The original ending to the film would have entailed Derek getting fatally struck by a train and ascending to heaven, but the idea was scrapped as the producers feared they could not fit it into the film's original budget.

Censorship 
Zoolander was never shown in Malaysia, as the film depicts an attempted assassination of the Malaysian prime minister. Malaysia's censorship board deemed it "definitely unsuitable". The film was also banned in neighboring Singapore due to bilateral sensitivities and the movie's depiction of using the drug peyote. It was subsequently made available in Singapore in 2006, with an NC-16 rating. In the United States, the film was originally rated R for its sexual content, profanity, and drug references, but was later re-rated PG-13 on appeal.

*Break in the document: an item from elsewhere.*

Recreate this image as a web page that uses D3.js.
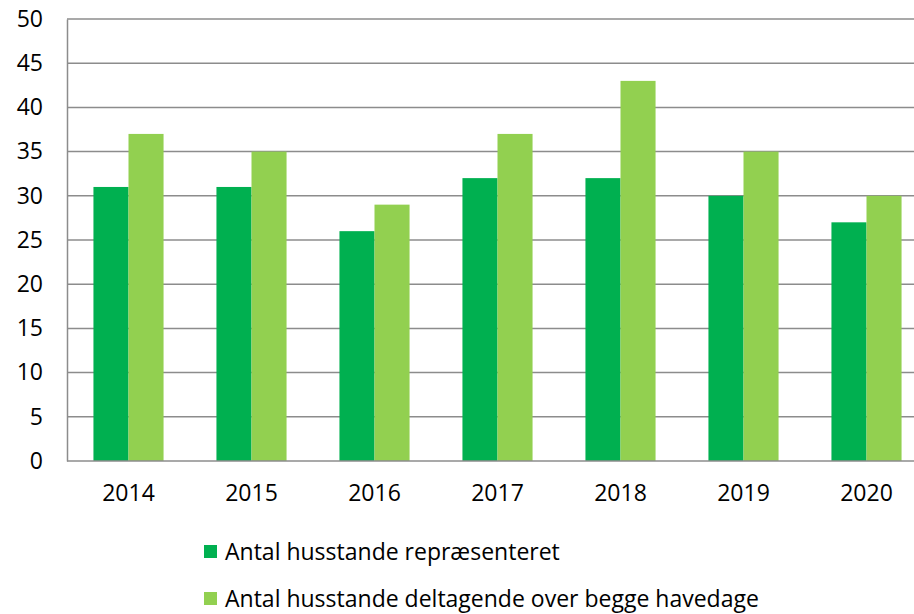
<!DOCTYPE html>
<html>
<head>
<meta charset="utf-8">
<script src="https://cdn.jsdelivr.net/npm/d3@7"></script>
<style>
  body { margin: 0; background: #fff; }
  text { font-family: 'Open Sans', Lato, sans-serif; fill: #000; }
</style>
</head>
<body>
<div id="chart"></div>
<script>
const years = ['2014', '2015', '2016', '2017', '2018', '2019', '2020']
const represented = [31, 31, 26, 32, 32, 30, 27]
const participating = [37, 35, 29, 37, 43, 35, 30]
const seriesNames = ['Antal husstande repræsenteret', 'Antal husstande deltagende over begge havedage']
const seriesColors = ['#00b050', '#92d050']
const yTicks = [0, 5, 10, 15, 20, 25, 30, 35, 40, 45, 50]

const width = 914
const height = 614
const plot = { left: 67, right: 928, top: 19, bottom: 461 }

const svg = d3.select('#chart').append('svg')
  .attr('width', width)
  .attr('height', height)

const x = d3.scaleBand()
  .domain(years)
  .range([plot.left, plot.right])
  .paddingInner(0.43)
  .paddingOuter(0.215)

const xSub = d3.scaleBand()
  .domain([0, 1])
  .range([0, x.bandwidth()])

const y = d3.scaleLinear().domain([0, 50]).range([plot.bottom, plot.top])

// gridlines
svg.append('g')
  .selectAll('line')
  .data(yTicks.filter(d => d > 0))
  .join('line')
  .attr('x1', plot.left)
  .attr('x2', width)
  .attr('y1', d => y(d))
  .attr('y2', d => y(d))
  .attr('stroke', '#8c8c8c')
  .attr('stroke-width', 1.5)

// bars
const rows = years.map((yr, i) => ({ yr, vals: [represented[i], participating[i]] }))
svg.append('g')
  .selectAll('g')
  .data(rows)
  .join('g')
  .attr('transform', d => `translate(${x(d.yr)},0)`)
  .selectAll('rect')
  .data(d => d.vals)
  .join('rect')
  .attr('x', (d, i) => xSub(i))
  .attr('y', d => y(d))
  .attr('width', xSub.bandwidth())
  .attr('height', d => y(0) - y(d))
  .attr('fill', (d, i) => seriesColors[i])

// axes
const yAxis = svg.append('g')
  .attr('transform', `translate(${plot.left},0)`)
  .call(d3.axisLeft(y).tickValues(yTicks).tickSize(0).tickPadding(24))
yAxis.select('.domain').attr('stroke', '#8c8c8c').attr('stroke-width', 1.5)
yAxis.selectAll('text').style('font-size', '23px')

const xAxis = svg.append('g')
  .attr('transform', `translate(0,${plot.bottom})`)
  .call(d3.axisBottom(x).tickSize(0).tickPadding(24))
xAxis.select('.domain').remove()
xAxis.selectAll('text').style('font-size', '23px')
svg.append('line')
  .attr('x1', plot.left).attr('x2', width)
  .attr('y1', plot.bottom).attr('y2', plot.bottom)
  .attr('stroke', '#8c8c8c').attr('stroke-width', 1.5)

// legend
const legend = svg.append('g')
  .selectAll('g')
  .data(seriesNames)
  .join('g')
  .attr('transform', (d, i) => `translate(204,${545 + i * 47})`)
legend.append('rect')
  .attr('width', 13).attr('height', 13)
  .attr('fill', (d, i) => seriesColors[i])
legend.append('text')
  .attr('x', 21).attr('y', 15)
  .style('font-size', '23px')
  .text(d => d)
</script>
</body>
</html>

In the Asian release, all references to the country of Malaysia were changed to Micronesia, the subregion which Hansel mistook for Malaysia at one point in the western version.

In the United States, since the film was released on September 28, 2001 (about two weeks after the 9/11 attacks on the World Trade Center), Stiller made the executive decision to digitally remove any backgrounds that originally contained the Twin Towers in the background skyline. Stiller defended his decision to erase images of New York's World Trade Center Towers from the film, saying he did what he thought was appropriate at the time.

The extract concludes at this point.